Мгновение водитель ощупывал это пальцами, потом, не поверив своим ощущениям, зажег свет в салоне и уставился на ладонь, в которой лежал презерватив.
Вообще можно было ожидать какой угодно реакции, но он только повернулся к Нине и спокойно сказал:
– Не понял.
– Выключите свет, пожалуйста, – просипела Нина, съеживаясь под его взглядом. – Потом я вам все объясню.
Он хмыкнул, но послушался.
Темнота была кромешная. Нина перевела дыхание и заговорила более внятно:
– Вы не волнуйтесь, у меня деньги есть. Вот. – Она пошуршала в кармане. – Я вам их потом отдам. После…
– После чего?
– После… всего. Ну что вы, не понимаете, что ли? – воскликнула она почти в отчаянии.
– Понимаю, – кивнул он. – Вы мне потом заплатите за… услуги. Только, знаете, я ведь не проститутка.
– Я тоже, – глухо промолвила Нина, глядя на светящуюся панель. Ей было легче говорить, не видя его лица. И еще легче стало, когда он отвел от нее взгляд и сел так же, как она, – уставившись на огоньки приборов. – Если хотите знать, я еще никогда ни с кем… в смысле…
– И какая необходимость проделать это именно сейчас, с первым встречным?
Он говорил негромко, спокойно, как врач, который спрашивает у больного, где болит. Если бы хоть нотка насмешки прозвенела в его голосе, Нина, наверное, не выдержала бы и выскочила из машины.
Что же это она затеяла?! Как она сможет это выдержать? Но надо, надо выдержать, надо все узнать про себя.
– Пожалуйста, не спрашивайте. Пожалуйста, сделайте это… – У нее сорвался голос, и она скорее выдохнула, а не сказала: – Я вам еще дам пятьдесят рублей, если вы… Пожалуйста!
– Я не проститутка, сказал же, – повторил он. – Отродясь не делал это за деньги, не собираюсь и начинать. Вдобавок никак не пойму, почему вы именно меня выбрали? Разглядеть меня там не могли, в темноте, на вокзале, да и никакой такой неземной красотой я не отличаюсь.

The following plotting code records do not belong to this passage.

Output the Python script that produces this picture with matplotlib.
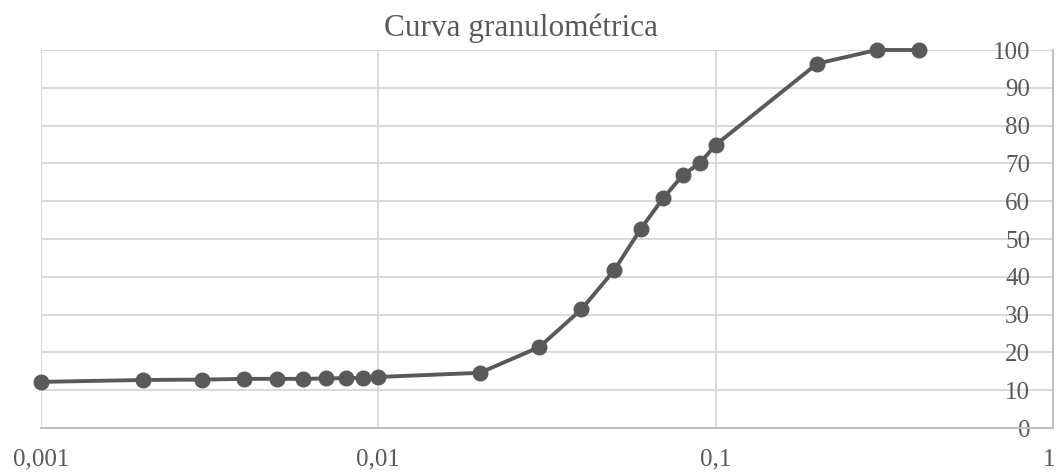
import matplotlib
matplotlib.use("Agg")
import matplotlib.pyplot as plt
import matplotlib.transforms as mtransforms

# Data
diametro = [0.001, 0.002, 0.003, 0.004, 0.005, 0.006, 0.007, 0.008, 0.009, 0.01,
            0.02, 0.03, 0.04, 0.05, 0.06, 0.07, 0.08, 0.09, 0.1,
            0.2, 0.3, 0.4]
pasa = [12.2, 12.7, 12.8, 13.0, 13.0, 13.0, 13.1, 13.2, 13.3, 13.5,
        14.6, 21.4, 31.4, 41.7, 52.7, 60.9, 66.9, 70.2, 74.9,
        96.4, 100, 100]
x_ticks = [0.001, 0.01, 0.1, 1]
x_tick_labels = ["0,001", "0,01", "0,1", "1"]
y_ticks = [0, 10, 20, 30, 40, 50, 60, 70, 80, 90, 100]

plt.rcParams["font.family"] = ["Liberation Serif", "DejaVu Serif"]
txt = "#595959"
grid = "#d9d9d9"

fig = plt.figure(figsize=(10.56, 4.73), dpi=100)
ax = fig.add_axes([41 / 1056, 1 - 428 / 473, (1053 - 41) / 1056, (428 - 50) / 473])

ax.plot(diametro, pasa, color="#595959", linewidth=2.8, marker="o",
        markersize=10.5, clip_on=False, zorder=3)

ax.set_xscale("log")
ax.set_xlim(0.001, 1)
ax.set_ylim(0, 100)
ax.set_xticks(x_ticks)
ax.set_xticklabels(x_tick_labels)
ax.minorticks_off()
ax.set_yticks(y_ticks)

ax.grid(True, color=grid, linewidth=1.4)
ax.set_axisbelow(True)
for s in ["left", "top"]:
    ax.spines[s].set_visible(False)
for s in ["bottom", "right"]:
    ax.spines[s].set_color("#bfbfbf")
    ax.spines[s].set_linewidth(1.5)

ax.tick_params(axis="x", length=0, pad=15, labelsize=18, labelcolor=txt)
ax.tick_params(axis="y", left=False, right=False, labelleft=False,
               labelright=True, length=0, pad=-16.5, labelsize=18, labelcolor=txt)
plt.setp(ax.get_yticklabels(), ha="right")

# nudge the last x label so it stays inside the picture
last = ax.get_xticklabels()[-1]
last.set_transform(last.get_transform() +
                   mtransforms.ScaledTranslation(-3 / 72, 0, fig.dpi_scale_trans))

fig.text(521 / 1056, 1 - 36 / 473, "Curva granulométrica", ha="center",
         va="baseline", fontsize=22.5, color=txt)

fig.savefig("out.png", dpi=100)
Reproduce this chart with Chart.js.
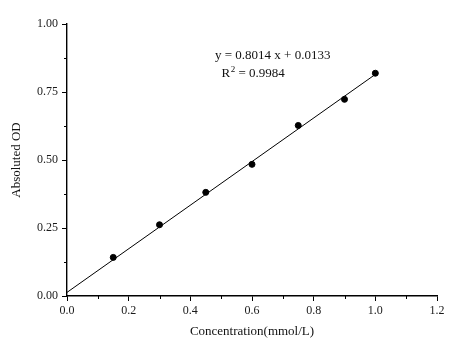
<!DOCTYPE html>
<html>
<head>
<meta charset="utf-8">
<script src="https://cdn.jsdelivr.net/npm/chart.js@4/dist/chart.umd.min.js"></script>
<style>
html,body{margin:0;padding:0;background:#fff;}
#wrap{width:476px;height:355px;}
</style>
</head>
<body>
<div id="wrap"><canvas id="c" width="476" height="355"></canvas></div>
<script>
// Data
const concentration = [0.15, 0.30, 0.45, 0.60, 0.75, 0.90, 1.00];
const absorbance    = [0.142, 0.262, 0.381, 0.484, 0.627, 0.723, 0.819];
const fitLineX = [0.0, 1.0];
const fitLineY = [0.0133, 0.8147];
const xTicks = [0.0, 0.2, 0.4, 0.6, 0.8, 1.0, 1.2];
const yTicks = [0.00, 0.25, 0.50, 0.75, 1.00];
const xMinorTicks = [0.1, 0.3, 0.5, 0.7, 0.9, 1.1];
const yMinorTicks = [0.125, 0.375, 0.625, 0.875];
const equationText = 'y = 0.8014 x + 0.0133';
const r2Parts = ['R', '2', ' = 0.9984'];
const xTitle = 'Concentration(mmol/L)';
const yTitle = 'Absoluted OD';

const FONT = "'Liberation Serif', 'Times New Roman', serif";

const minorTicksPlugin = {
  id: 'minorTicks',
  afterDraw(chart) {
    const ctx = chart.ctx;
    const xs = chart.scales.x, ys = chart.scales.y;
    const area = chart.chartArea;
    ctx.save();
    ctx.strokeStyle = '#000';
    ctx.lineWidth = 1;
    xMinorTicks.forEach(v => {
      const px = Math.round(xs.getPixelForValue(v)) + 0.5;
      ctx.beginPath(); ctx.moveTo(px, area.bottom); ctx.lineTo(px, area.bottom + 3); ctx.stroke();
    });
    yMinorTicks.forEach(v => {
      const py = Math.round(ys.getPixelForValue(v)) + 0.5;
      ctx.beginPath(); ctx.moveTo(area.left, py); ctx.lineTo(area.left - 3, py); ctx.stroke();
    });
    // equation annotation
    ctx.fillStyle = '#111';
    ctx.textBaseline = 'alphabetic';
    ctx.textAlign = 'left';
    ctx.font = '13px ' + FONT;
    ctx.fillText(equationText, 215, 58.5);
    let x = 221.5;
    const base = 76.5;
    ctx.fillText(r2Parts[0], x, base);
    x += ctx.measureText(r2Parts[0]).width + 0.5;
    ctx.font = '9px ' + FONT;
    ctx.fillText(r2Parts[1], x, base - 5);
    x += ctx.measureText(r2Parts[1]).width;
    ctx.font = '13px ' + FONT;
    ctx.fillText(r2Parts[2], x, base);
    ctx.restore();
  }
};

new Chart(document.getElementById('c'), {
  type: 'scatter',
  data: {
    datasets: [
      {
        label: 'fit',
        type: 'line',
        data: fitLineX.map((x, i) => ({x, y: fitLineY[i]})),
        borderColor: '#000',
        borderWidth: 1,
        pointRadius: 0,
        fill: false,
        order: 2
      },
      {
        label: 'data',
        data: concentration.map((x, i) => ({x, y: absorbance[i]})),
        backgroundColor: '#000',
        borderColor: '#000',
        pointRadius: 3,
        order: 1
      }
    ]
  },
  options: {
    responsive: false,
    animation: false,
    events: [],
    layout: { padding: { left: 0, right: 39, top: 24, bottom: 0 } },
    plugins: { legend: { display: false }, tooltip: { enabled: false } },
    scales: {
      x: {
        type: 'linear',
        min: 0, max: 1.2,
        afterBuildTicks: s => { s.ticks = xTicks.map(v => ({value: v})); },
        afterFit: s => { s.height = 59; },
        grid: { drawOnChartArea: false, drawTicks: true, tickLength: 5, color: '#000', tickWidth: 1 },
        border: { display: true, color: '#000', width: 1.4 },
        ticks: { color: '#1a1a1a', font: { family: FONT, size: 12 }, padding: 3, maxRotation: 0,
                 callback: v => Number(v).toFixed(1) },
        title: { display: true, text: xTitle, color: '#111', font: { family: FONT, size: 13 },
                 padding: { top: 0, bottom: 15.5 } }
      },
      y: {
        type: 'linear',
        min: 0, max: 1.0,
        afterBuildTicks: s => { s.ticks = yTicks.map(v => ({value: v})); },
        afterFit: s => { s.width = 67; },
        grid: { drawOnChartArea: false, drawTicks: true, tickLength: 5, color: '#000', tickWidth: 1 },
        border: { display: true, color: '#000', width: 1.4 },
        ticks: { color: '#1a1a1a', font: { family: FONT, size: 12 }, padding: 4,
                 callback: v => Number(v).toFixed(2) },
        title: { display: true, text: yTitle, color: '#111', font: { family: FONT, size: 13 },
                 padding: { top: 9, bottom: 0 } }
      }
    }
  },
  plugins: [minorTicksPlugin]
});
</script>
</body>
</html>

И машина так себе, в «Форде» каком-нибудь или даже в «Волге» было бы куда удобнее.
– Ну, те, у кого «Форды», не занимаются частным извозом, – пояснила она. – «Волги» и «Лады» всякие я не люблю, меня почему-то сразу укачивает в них. А «Москвич» – совсем другое дело.
– Что, серьезно? – вдруг засмеялся он. – Так вы, значит, первого мужчину выбирали в зависимости от марки машины?
Нина сцепила зубы. Еще один его дурацкий вопрос – и она с криком выскочит вон, побежит по этой стройке, рискуя переломать ноги!
Из последних сил она выдавила:
– Поцелуйте меня, пожалуйста. – И, откинувшись на спинку, зажмурила глаза.
Сердце колотилось так, что она едва расслышала тяжелый вздох незнакомца. Потом его рука легла на ее плечо, какое-то мгновение она вдыхала горьковатый табачный запах, а потом прохладные губы прижались к ее губам.
Какое-то мгновение Нина сидела оцепенев, потом, испугавшись, что, не встретив отклика с ее стороны, он отстранится, вцепилась в его плечи и приоткрыла рот.